- Yields: 4 pancakes
- Ingredient Notes: Vegetarian, Vegan, Corn-free, Dairy-free, Egg-free, Peanut-free, Soy-free, Tree nut-free
Ingredients
- 1/3 cup toasted sesame oil
- 7 green onions, finely chopped, divided
- 1 1/4 cups all-purpose flour, plus extra for dusting
- 1/3 cup water
- Salt, to taste
- Toasted sesame seeds
- Cooking spray, for pan-frying
Directions
Heat oil in a small saucepan over medium-low heat. Add 3 chopped green onions and cook for 5 to 8 minutes, until onions turn golden. Strain, discarding onions, and set oil aside to cool before using.

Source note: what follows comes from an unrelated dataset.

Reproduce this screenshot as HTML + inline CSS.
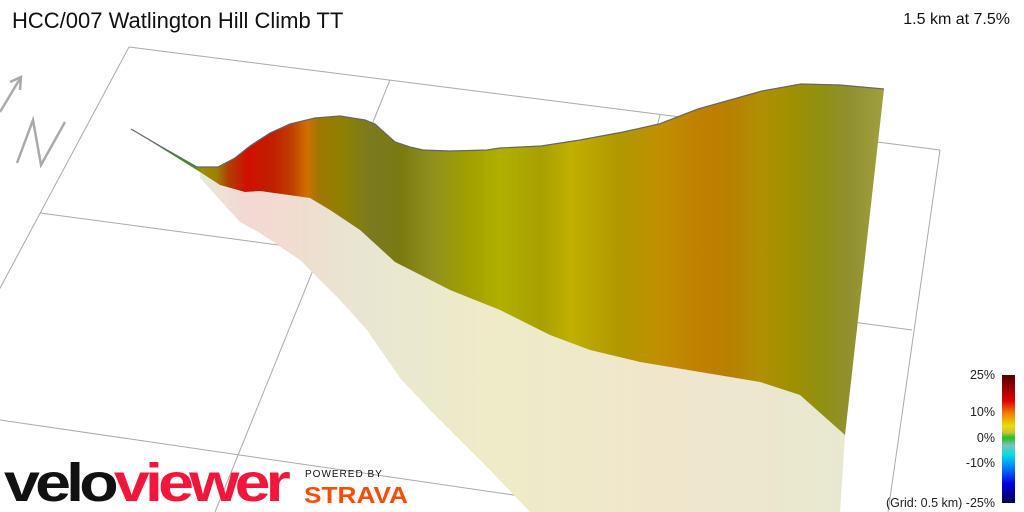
<!DOCTYPE html>
<html><head><style>
body{margin:0;background:#fff;}
svg{display:block;}
</style></head><body>
<svg width="1024" height="512" viewBox="0 0 1024 512" xmlns="http://www.w3.org/2000/svg">
<defs>
<linearGradient id="wall" gradientUnits="userSpaceOnUse" x1="130" y1="0" x2="884" y2="0">
<stop offset="0" stop-color="#3a8a2a"/>
<stop offset="0.085" stop-color="#4a9030"/>
<stop offset="0.095" stop-color="#9a9000"/>
<stop offset="0.115" stop-color="#a08000"/>
<stop offset="0.13" stop-color="#b04000"/>
<stop offset="0.155" stop-color="#d01000"/>
<stop offset="0.19" stop-color="#c02000"/>
<stop offset="0.215" stop-color="#c04000"/>
<stop offset="0.235" stop-color="#d07000"/>
<stop offset="0.25" stop-color="#a07800"/>
<stop offset="0.28" stop-color="#908000"/>
<stop offset="0.32" stop-color="#7a7a20"/>
<stop offset="0.36" stop-color="#7a7a10"/>
<stop offset="0.4" stop-color="#909020"/>
<stop offset="0.45" stop-color="#a0a000"/>
<stop offset="0.49" stop-color="#b0b000"/>
<stop offset="0.545" stop-color="#a8a000"/>
<stop offset="0.585" stop-color="#c0b000"/>
<stop offset="0.65" stop-color="#b09800"/>
<stop offset="0.7" stop-color="#c09000"/>
<stop offset="0.756" stop-color="#c08000"/>
<stop offset="0.796" stop-color="#b88000"/>
<stop offset="0.836" stop-color="#b09000"/>
<stop offset="0.875" stop-color="#a09000"/>
<stop offset="0.915" stop-color="#909010"/>
<stop offset="0.955" stop-color="#909030"/>
<stop offset="1" stop-color="#a0a040"/>
</linearGradient>
<linearGradient id="shadow" gradientUnits="userSpaceOnUse" x1="200" y1="0" x2="845" y2="0">
<stop offset="0" stop-color="#e8ead8"/>
<stop offset="0.07" stop-color="#f3d8d4"/>
<stop offset="0.15" stop-color="#f0ddd0"/>
<stop offset="0.25" stop-color="#e8e6d2"/>
<stop offset="0.45" stop-color="#eeecc8"/>
<stop offset="0.7" stop-color="#f0e6cc"/>
<stop offset="1" stop-color="#e8e8d0"/>
</linearGradient>
<linearGradient id="cbar" x1="0" y1="0" x2="0" y2="1">
<stop offset="0" stop-color="#500000"/>
<stop offset="0.2" stop-color="#e00000"/>
<stop offset="0.3" stop-color="#f08000"/>
<stop offset="0.4" stop-color="#e8e000"/>
<stop offset="0.45" stop-color="#c8c040"/>
<stop offset="0.49" stop-color="#20c020"/>
<stop offset="0.55" stop-color="#80c0c0"/>
<stop offset="0.62" stop-color="#00e0e0"/>
<stop offset="0.72" stop-color="#0080ff"/>
<stop offset="0.85" stop-color="#0000e0"/>
<stop offset="1" stop-color="#000050"/>
</linearGradient>
</defs>
<g stroke="#aaa" stroke-width="1" fill="none">
<line x1="129" y1="47" x2="940" y2="150"/>
<line x1="129" y1="47" x2="-86" y2="449"/>
<line x1="40" y1="213" x2="912" y2="330"/>
<line x1="0" y1="420" x2="630" y2="512"/>
<line x1="390" y1="80" x2="215" y2="512"/>
<line x1="660" y1="115" x2="556" y2="512"/>
<line x1="940" y1="150" x2="888" y2="512"/>
</g>
<g stroke="#aaa" stroke-width="2.5" fill="none" stroke-linejoin="miter">
<polyline points="0,112 21,77"/>
<polyline points="10,82 21,77 20,90"/>
<polyline points="17,163 33,120 41,165 65,122"/>
</g>
<polygon fill="url(#shadow)" points="200,172 220,185 245,192 260,191 310,198 330,210 360,230 395,262 450,290 500,310 550,335 590,350 640,362 700,372 760,382 800,395 845,435 840,512 530,512 490,470 460,440 430,410 400,378 367,330 340,300 300,260 260,233 240,222 200,178"/>
<polygon fill="url(#wall)" points="131,129 160,146 197,167 218,167 235,158 250,146 270,133 290,124 315,118 340,116 365,120 375,124 395,142 410,147 423,150 450,151 487,150 500,148 541,146 580,140 623,132 659,124 698,109 730,100 762,91 801,84 840,85 884,89 845,435 800,395 760,382 700,372 640,362 590,350 550,335 500,310 450,290 395,262 360,230 330,210 310,198 260,191 245,192 220,185 200,172 131,129"/>
<polyline fill="none" stroke="#666" stroke-width="1.2" points="131,129 160,146 197,167 218,167 235,158 250,146 270,133 290,124 315,118 340,116 365,120 375,124 395,142 410,147 423,150 450,151 487,150 500,148 541,146 580,140 623,132 659,124 698,109 730,100 762,91 801,84 840,85 884,89"/>
<text x="12" y="28" font-family="Liberation Sans, sans-serif" font-size="22" fill="#111">HCC/007 Watlington Hill Climb TT</text>
<text x="1010" y="24" text-anchor="end" font-family="Liberation Sans, sans-serif" font-size="16" fill="#111">1.5 km at 7.5%</text>
<rect x="1002" y="375" width="13" height="128" fill="url(#cbar)"/>
<g font-family="Liberation Sans, sans-serif" font-size="12.5" fill="#222" text-anchor="end">
<text x="995" y="379">25%</text>
<text x="995" y="416">10%</text>
<text x="995" y="442">0%</text>
<text x="995" y="467">-10%</text>
<text x="995" y="507">(Grid: 0.5 km) -25%</text>
</g>
<text x="4" y="501" font-family="Liberation Sans, sans-serif" font-weight="bold" font-size="54" letter-spacing="-4" textLength="282" lengthAdjust="spacingAndGlyphs"><tspan fill="#111">velo</tspan><tspan fill="#f0163c">viewer</tspan></text>
<text x="305" y="477" font-family="Liberation Sans, sans-serif" font-size="10" letter-spacing="1" fill="#111">POWERED BY</text>
<text x="304" y="503" font-family="Liberation Sans, sans-serif" font-weight="bold" font-size="23" fill="#fc4c02" textLength="104" lengthAdjust="spacingAndGlyphs">STRAVA</text>
</svg>
</body></html>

In a bowl, mix flour and water by hand until a ball is formed. Knead dough until smooth, then place in a bowl and cover with a damp towel. Rest for 15 to 20 minutes.
Divide dough into 4 equal parts and roll into balls. On a surface dusted with flour, use a rolling pin to flatten each ball into 6- to 7-inch circles.
Brush top side of each circle with green onion-sesame oil. Sprinkle with salt, remaining chopped green onions and toasted sesame seeds. Roll up each circle to form a log. Coil each log into a spiral shape. Flatten the spirals into 5-inch diameter pancakes.
Heat a cast iron pan over medium-high heat and spray with cooking spray. Carefully place pancakes in the pan. Lower heat to medium-low and fry until cooked through, 3 to 4 minutes per side. Serve hot.